Individuals may apply for welfare due to disability, lack of education or job training, a low demand for unskilled labor, or substance abuse. Assistance may also take the form of other relief, such as tax credits for working mothers.
Welfare is known by a variety of names in different countries, all with the avowed purpose of providing an economic or social safety net for disadvantaged members of society. Almost all developed nations provide some kind of safety net of this kind; nations where such programs are especially prominent are known as welfare states.
The desired outcome and purpose of welfare varies. For welfare for the non-disabled, the purpose often is to prevent complete destitution. Welfare or assistance for the disabled, in contrast, does not eventually expect non-dependency, and the justification is more philosophical.
"Corporate welfare," usually in the form of favorable tax policy, is sometimes used in order to provide capital to an industry that the government perceives needs financial assistance in order to survive or to expand, or which the government wishes to support for political or economic purposes.
Some of these ideal outcomes and purposes, as well as welfare's effectiveness have been challenged by political lobbies such as those who oppose big government and "forced charity", such as minarchists or libertarians.
The amounts paid to recipients are typically modest, and may fall below the poverty line. Recipients must usually demonstrate a low level of income such as by way of "means testing", or financial hardship, or that they satisfy some other requirement such as childcare responsibilities or disability.
Those receiving unemployment benefits may also have to regularly demonstrate that they are periodically searching for employment. Some countries assign specific jobs to recipients who must work in these roles in order for welfare payments to continue. In the United States and Canada, such programs are known as workfare.
Corporate welfare is supposed welfare on a larger scale for entities and companies. The term is often pejorative.
The term was originally coined by Ralph Nader in 1956. The concept of "corporate welfare" creates a satirical association between corporate subsidies and welfare payments to the poor, and implies that corporations are much less needy of such treatment than the poor; as such, the term is usually used by those who oppose such handouts to corporations. One of the questions on the World's Smallest Political Quiz asks the reader whether or not he/she supports ending "corporate welfare"; this is one of the questions used to differentiate between different political ideologies (centrist, liberal, conservative, statist and libertarian).
The concepts of welfare and pension were introduced in early Islamic law of the Caliphate as forms of Zakat (charity), one of the Five Pillars of Islam, since the time of the Abbasid caliph Al-Mansur in the 8th century.

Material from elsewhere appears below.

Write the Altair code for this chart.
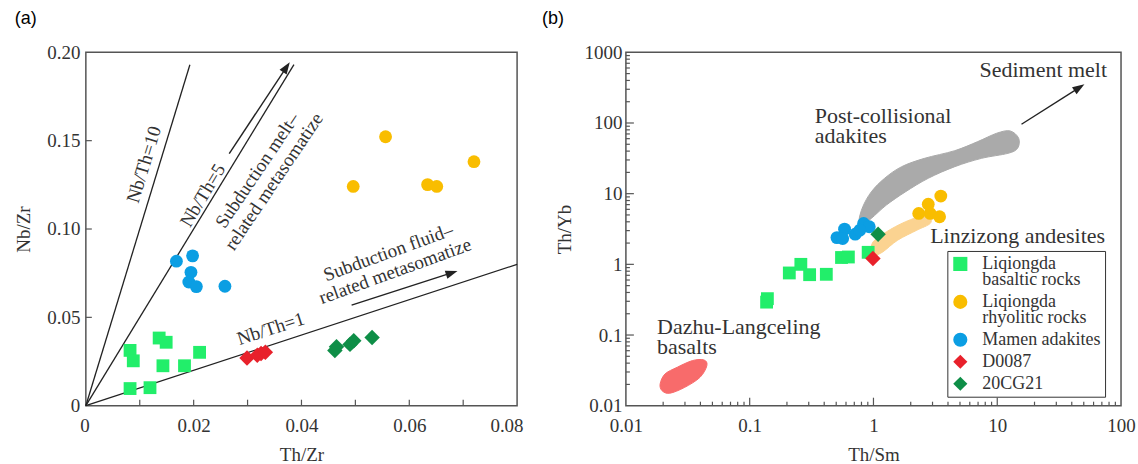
import math
import altair as alt
import pandas as pd

FONT = "Liberation Serif"
TXT = "#333333"
W_A, W_B, H = 432, 496, 354

# ---------------- shared series ----------------
series_names = ["Liqiongda basaltic rocks", "Liqiongda rhyolitic rocks",
                "Mamen adakites", "D0087", "20CG21"]
series_colors = ["#22EE6A", "#F9BD00", "#0B9EE3", "#E8212B", "#0E8E47"]
series_shapes = ["square", "circle", "circle", "diamond", "diamond"]

# ---------------- panel (a): Th/Zr vs Nb/Zr ----------------
a_basalt_x = [0.0082, 0.0088, 0.0082, 0.0119, 0.0136, 0.0149, 0.0143, 0.0183, 0.0211]
a_basalt_y = [0.0313, 0.0254, 0.0097, 0.0102, 0.0383, 0.0359, 0.0226, 0.0226, 0.0302]
a_rhyo_x = [0.0496, 0.0556, 0.0634, 0.0651, 0.0720]
a_rhyo_y = [0.1241, 0.1522, 0.1251, 0.1241, 0.1381]
a_mamen_x = [0.0168, 0.0198, 0.0195, 0.0191, 0.0205, 0.0258]
a_mamen_y = [0.0818, 0.0848, 0.0755, 0.0700, 0.0674, 0.0676]
a_d0087_x = [0.0299, 0.0318, 0.0325, 0.0333]
a_d0087_y = [0.0270, 0.0285, 0.0295, 0.0302]
a_cg_x = [0.0462, 0.0465, 0.0490, 0.0497, 0.0531]
a_cg_y = [0.0312, 0.0334, 0.0347, 0.0367, 0.0386]

a_x_ticklabels = [0, 0.02, 0.04, 0.06, 0.08]
a_y_ticklabels = [0, 0.05, 0.10, 0.15, 0.20]
a_x_ticks = [0.01, 0.02, 0.03, 0.04, 0.05, 0.06, 0.07]
a_y_ticks = [0.05, 0.10, 0.15]

ratio_values = [10, 5, 1]            # Nb/Th
ratio_x_end = [0.0193, 0.0386, 0.08]

a_arrow_x0 = [0.0266, 0.0493]
a_arrow_y0 = [0.1427, 0.0569]
a_arrow_x1 = [0.0371, 0.0677]
a_arrow_y1 = [0.1911, 0.0750]

# anchor = centre of the first text line
a_labels = ["Nb/Th=10", "Nb/Th=5", "Subduction melt–\nrelated metasomatize",
            "Nb/Th=1", "Subduction fluid–\nrelated metasomatize"]
a_label_x = [0.0108, 0.0217, 0.0318, 0.0343, 0.0561]
a_label_y = [0.1365, 0.1190, 0.1332, 0.0435, 0.0867]
a_label_angle = [287, 301, 304, 342, 340]

# ---------------- panel (b): Th/Sm vs Th/Yb ----------------
b_basalt_x = [0.137, 0.139, 0.209, 0.259, 0.305, 0.416, 0.552, 0.627, 0.906]
b_basalt_y = [0.292, 0.327, 0.755, 1.00, 0.714, 0.723, 1.25, 1.27, 1.48]
b_rhyo_x = [2.32, 2.77, 2.87, 3.42, 3.50]
b_rhyo_y = [5.25, 7.10, 5.25, 4.71, 9.25]
b_mamen_x = [0.507, 0.584, 0.564, 0.712, 0.832, 0.925, 0.775]
b_mamen_y = [2.39, 3.15, 2.32, 2.67, 3.78, 3.40, 3.04]
b_d0087_x = [0.99]
b_d0087_y = [1.21]
b_cg_x = [1.09]
b_cg_y = [2.67]

gray_x = [0.764, 0.82, 0.96, 1.23, 1.69, 2.58, 4.54, 6.95, 9.89, 12.7,
          14.9, 14.6, 12.2, 7.46, 4.54, 2.77, 1.81, 1.27, 0.96, 0.82]
gray_y = [4.13, 6.53, 10.6, 16.5, 24.1, 31.6, 40.6, 54.5, 71.6, 77.3,
          60.8, 43.9, 37.2, 31.6, 24.1, 16.5, 10.6, 6.89, 4.46, 3.71]
orange_x = [0.96, 0.993, 1.27, 1.81, 2.58, 2.87, 2.87, 2.24, 1.57, 1.19, 1.03]
orange_y = [1.50, 2.08, 2.88, 4.00, 4.97, 4.71, 3.78, 3.04, 2.20, 1.50, 1.35]
red_x = [0.0189, 0.0207, 0.026, 0.0345, 0.0427, 0.0451, 0.0397, 0.0299, 0.0226, 0.0196]
red_y = [0.0203, 0.0281, 0.035, 0.0435, 0.0444, 0.037, 0.0252, 0.0182, 0.015, 0.0163]

b_arrow_x0 = [15.7]
b_arrow_y0 = [96]
b_arrow_x1 = [45.3]
b_arrow_y1 = [312]

b_labels = ["Sediment melt", "Post-collisional\nadakites", "Linzizong andesites",
            "Dazhu-Langceling\nbasalts"]
b_label_x = [7.2, 0.336, 2.87, 0.01786]
b_label_y = [556, 124, 2.53, 0.129]

b_x_ticklabels = [0.01, 0.1, 1, 10, 100]
b_y_ticklabels = [0.01, 0.1, 1, 10, 100, 1000]
b_x_major = [0.1, 1, 10]
b_y_major = [0.1, 1, 10, 100]
b_x_minor = [m * d for d in [0.01, 0.1, 1, 10] for m in range(2, 10)]
b_y_minor = [m * d for d in [0.01, 0.1, 1, 10, 100] for m in range(2, 10)]

A_X, A_Y = [0, 0.08], [0, 0.2]
B_X, B_Y = [0.01, 100], [0.01, 1000]

ARROW_PATH = "M0,-1L0.6,0.7L-0.6,0.7Z"

AXIS_STYLE = dict(labelFont=FONT, labelFontSize=19, labelColor=TXT, titleFont=FONT,
                  titleFontSize=19, titleFontWeight="normal", titleColor=TXT,
                  grid=False, domain=False, ticks=False, tickSize=0)

# ---------------- encodings ----------------
xa = alt.X("x:Q", scale=alt.Scale(domain=A_X, nice=False, zero=False),
           axis=alt.Axis(values=a_x_ticklabels,
                         labelExpr="datum.value == 0 ? '0' : format(datum.value, '.2f')",
                         labelPadding=11, titlePadding=10, labelFlush=True, labelFlushOffset=6,
                         **AXIS_STYLE),
           title="Th/Zr")
ya = alt.Y("y:Q", scale=alt.Scale(domain=A_Y, nice=False, zero=False),
           axis=alt.Axis(values=a_y_ticklabels,
                         labelExpr="datum.value == 0 ? '0' : format(datum.value, '.2f')",
                         labelPadding=6, titlePadding=13, **AXIS_STYLE),
           title="Nb/Zr")
xb = alt.X("x:Q", scale=alt.Scale(type="log", domain=B_X, nice=False),
           axis=alt.Axis(values=b_x_ticklabels, format="~g", labelPadding=11,
                         titlePadding=10, labelFlush=False, **AXIS_STYLE),
           title="Th/Sm")
yb = alt.Y("y:Q", scale=alt.Scale(type="log", domain=B_Y, nice=False),
           axis=alt.Axis(values=b_y_ticklabels, format="~g", labelPadding=4, titlePadding=9,
                         **AXIS_STYLE),
           title="Th/Yb")

color_scale = alt.Scale(domain=series_names, range=series_colors)
shape_scale = alt.Scale(domain=series_names, range=series_shapes)

legend_b = alt.Legend(
    title=None, orient="none", legendX=322, legendY=199, padding=4,
    strokeColor="#333333", fillColor="white", labelFont=FONT, labelFontSize=18,
    labelColor=TXT, labelLimit=400, symbolSize=200, symbolStrokeWidth=0,
    rowPadding=4, labelOffset=13,
    labelExpr="indexof(datum.label, 'Liqiongda ') == 0 ? ['Liqiongda', substring(datum.label, 10)] : datum.label",
)


def points_df(groups):
    frames = []
    for name, xs, ys in groups:
        frames.append(pd.DataFrame({"x": xs, "y": ys, "series": name}))
    return pd.concat(frames, ignore_index=True)


def point_layers(groups_main, groups_dia, xenc, yenc, legend):
    c = alt.Color("series:N", scale=color_scale, legend=legend)
    s = alt.Shape("series:N", scale=shape_scale, legend=legend)
    main = alt.Chart(points_df(groups_main)).mark_point(
        filled=True, opacity=1, size=165, strokeWidth=0).encode(x=xenc, y=yenc, color=c, shape=s)
    dia = alt.Chart(points_df(groups_dia)).mark_point(
        filled=True, opacity=1, size=240, strokeWidth=0).encode(x=xenc, y=yenc, color=c, shape=s)
    return [main, dia]


def tick_layer(df, xenc, yenc, orient, length):
    if orient == "vertical":
        mk = alt.Chart(df).mark_tick(orient="vertical", size=length, thickness=1.2,
                                     yOffset=-length / 2, color="#555555", opacity=1)
    else:
        mk = alt.Chart(df).mark_tick(orient="horizontal", size=length, thickness=1.2,
                                     xOffset=length / 2, color="#555555", opacity=1)
    return mk.encode(x=xenc, y=yenc)


def arrow_layers(x0, y0, x1, y1, xenc, yenc, to_px):
    shaft = pd.DataFrame({
        "x": x0 + x1, "y": y0 + y1,
        "k": list(range(len(x0))) * 2,
        "o": [0] * len(x0) + [1] * len(x0),
    })
    angs = []
    for a, b, c, d in zip(x0, y0, x1, y1):
        dxp, dyp = to_px(a, b, c, d)
        angs.append(math.degrees(math.atan2(dxp, dyp)) % 360)
    heads = pd.DataFrame({"x": x1, "y": y1, "ang": angs})
    l1 = alt.Chart(shaft).mark_line(color="#222222", strokeWidth=1.4).encode(
        x=xenc, y=yenc, detail="k:N", order="o:Q")
    l2 = alt.Chart(heads).mark_point(shape=ARROW_PATH, filled=True, size=200, color="#222222",
                                     opacity=1, strokeWidth=0).encode(
        x=xenc, y=yenc, angle=alt.Angle("ang:Q", scale=None))
    return [l1, l2]


def px_a(a, b, c, d):
    return (c - a) * W_A / (A_X[1] - A_X[0]), (d - b) * H / (A_Y[1] - A_Y[0])


def px_b(a, b, c, d):
    return math.log10(c / a) * W_B / 4, math.log10(d / b) * H / 5


# ---------------- panel (a) ----------------
ratio_rows = []
for k, xe in zip(ratio_values, ratio_x_end):
    ratio_rows.append({"x": 0.0, "y": 0.0, "line": f"Nb/Th={k}", "o": 0})
    ratio_rows.append({"x": xe, "y": k * xe, "line": f"Nb/Th={k}", "o": 1})
ratio_df = pd.DataFrame(ratio_rows)

a_lines = alt.Chart(ratio_df).mark_line(color="#222222", strokeWidth=1.3).encode(
    x=xa, y=ya, detail="line:N", order="o:Q")

a_ticks_x = tick_layer(pd.DataFrame({"x": a_x_ticks, "y": [A_Y[0]] * len(a_x_ticks)}),
                       xa, ya, "vertical", 6)
a_ticks_y = tick_layer(pd.DataFrame({"x": [A_X[0]] * len(a_y_ticks), "y": a_y_ticks}),
                       xa, ya, "horizontal", 6)

a_text_layers = []
for t, x, y, ang in zip(a_labels, a_label_x, a_label_y, a_label_angle):
    a_text_layers.append(
        alt.Chart(pd.DataFrame({"x": [x], "y": [y], "t": [t]})).mark_text(
            font=FONT, fontSize=19, color=TXT, angle=ang, align="center",
            baseline="middle", lineBreak="\n", lineHeight=20).encode(x=xa, y=ya, text="t:N"))

a_points = point_layers(
    [(series_names[0], a_basalt_x, a_basalt_y),
     (series_names[1], a_rhyo_x, a_rhyo_y),
     (series_names[2], a_mamen_x, a_mamen_y)],
    [(series_names[3], a_d0087_x, a_d0087_y),
     (series_names[4], a_cg_x, a_cg_y)],
    xa, ya, None)

panel_a = alt.layer(
    a_lines, a_ticks_x, a_ticks_y,
    *arrow_layers(a_arrow_x0, a_arrow_y0, a_arrow_x1, a_arrow_y1, xa, ya, px_a),
    *a_points, *a_text_layers,
).properties(width=W_A, height=H,
             title=alt.TitleParams("(a)", anchor="start", frame="bounds", offset=15))

# ---------------- panel (b) ----------------
def poly(xs, ys, color):
    df = pd.DataFrame({"x": xs, "y": ys, "i": list(range(len(xs)))})
    return alt.Chart(df).mark_line(interpolate="cardinal-closed", fill=color, stroke=color,
                                   strokeWidth=1, opacity=1).encode(x=xb, y=yb, order="i:Q")


b_ticks = [
    tick_layer(pd.DataFrame({"x": b_x_major, "y": [B_Y[0]] * len(b_x_major)}), xb, yb, "vertical", 8),
    tick_layer(pd.DataFrame({"x": b_x_minor, "y": [B_Y[0]] * len(b_x_minor)}), xb, yb, "vertical", 4),
    tick_layer(pd.DataFrame({"x": [B_X[0]] * len(b_y_major), "y": b_y_major}), xb, yb, "horizontal", 8),
    tick_layer(pd.DataFrame({"x": [B_X[0]] * len(b_y_minor), "y": b_y_minor}), xb, yb, "horizontal", 4),
]

b_text = alt.Chart(pd.DataFrame({"x": b_label_x, "y": b_label_y, "t": b_labels})).mark_text(
    font=FONT, fontSize=22, color=TXT, align="left", baseline="middle",
    lineBreak="\n", lineHeight=20).encode(x=xb, y=yb, text="t:N")

b_points = point_layers(
    [(series_names[0], b_basalt_x, b_basalt_y),
     (series_names[1], b_rhyo_x, b_rhyo_y),
     (series_names[2], b_mamen_x, b_mamen_y)],
    [(series_names[3], b_d0087_x, b_d0087_y),
     (series_names[4], b_cg_x, b_cg_y)],
    xb, yb, legend_b)

panel_b = alt.layer(
    poly(gray_x, gray_y, "#AAAAAA"),
    poly(orange_x, orange_y, "#FBD391"),
    poly(red_x, red_y, "#F86B6B"),
    *b_ticks,
    *arrow_layers(b_arrow_x0, b_arrow_y0, b_arrow_x1, b_arrow_y1, xb, yb, px_b),
    *b_points, b_text,
).properties(width=W_B, height=H,
             title=alt.TitleParams("(b)", anchor="start", frame="bounds", offset=15, dx=-14))

chart = alt.hconcat(panel_a, panel_b, spacing=17).resolve_scale(
    color="independent", shape="independent"
).properties(padding={"left": 14, "top": 9, "right": 2, "bottom": 0})

chart = chart.configure(style={"guide-label": {"lineHeight": 16}}).configure_view(
    stroke="#555555", strokeWidth=1.5
).configure_title(font="Liberation Sans", fontSize=18, fontWeight="normal", color="black")

chart.save("out.html", embed_options={"renderer": "svg", "actions": False})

The taxes (including Zakat and Jizya) collected in the treasury of an Islamic government was used to provide income for the needy, including the poor, elderly, orphans, widows, and the disabled. According to the Islamic jurist Al-Ghazali (Algazel, 1058-1111), the government was also expected to store up food supplies in every region in case a disaster or famine occurs.
There is relatively little statistical data on welfare transfer payments until at least the High Middle Ages. In the medieval period and until the Industrial Revolution, the function of welfare payments in Europe was principally achieved through private giving or charity. In those early times there was a much broader group considered in poverty compared to the 21st century.
Early welfare programs included the English Poor Law of 1601, which gave parishes the responsibility for providing welfare payments to the poor. This system was substantially modified by the nineteenth-century Poor Law Amendment Act, which introduced the system of workhouses.
It was predominantly in the late nineteenth and early twentieth centuries that an organized system of state welfare provision was introduced in many countries. Otto von Bismarck, Chancellor of Germany, introduced one of the first welfare systems for the working classes. In Great Britain the Liberal government of Henry Campbell-Bannerman and David Lloyd George introduced the National Insurance system in 1911, a system later expanded by Clement Attlee. The United States did not have an organized welfare system until the Great Depression, when emergency relief measures were introduced under President Franklin D. Roosevelt. Even then, Roosevelt's New Deal focused predominantly on a programme of providing work and stimulating the economy through public spending on projects, rather than on cash payments.
In the late twentieth century, a perception grew that existing welfare systems were becoming excessively bureaucratic and inefficient. The United States Social Security system has come under particular criticism, and many political figures, such as George W. Bush, have argued for a more work-based system of welfare provision.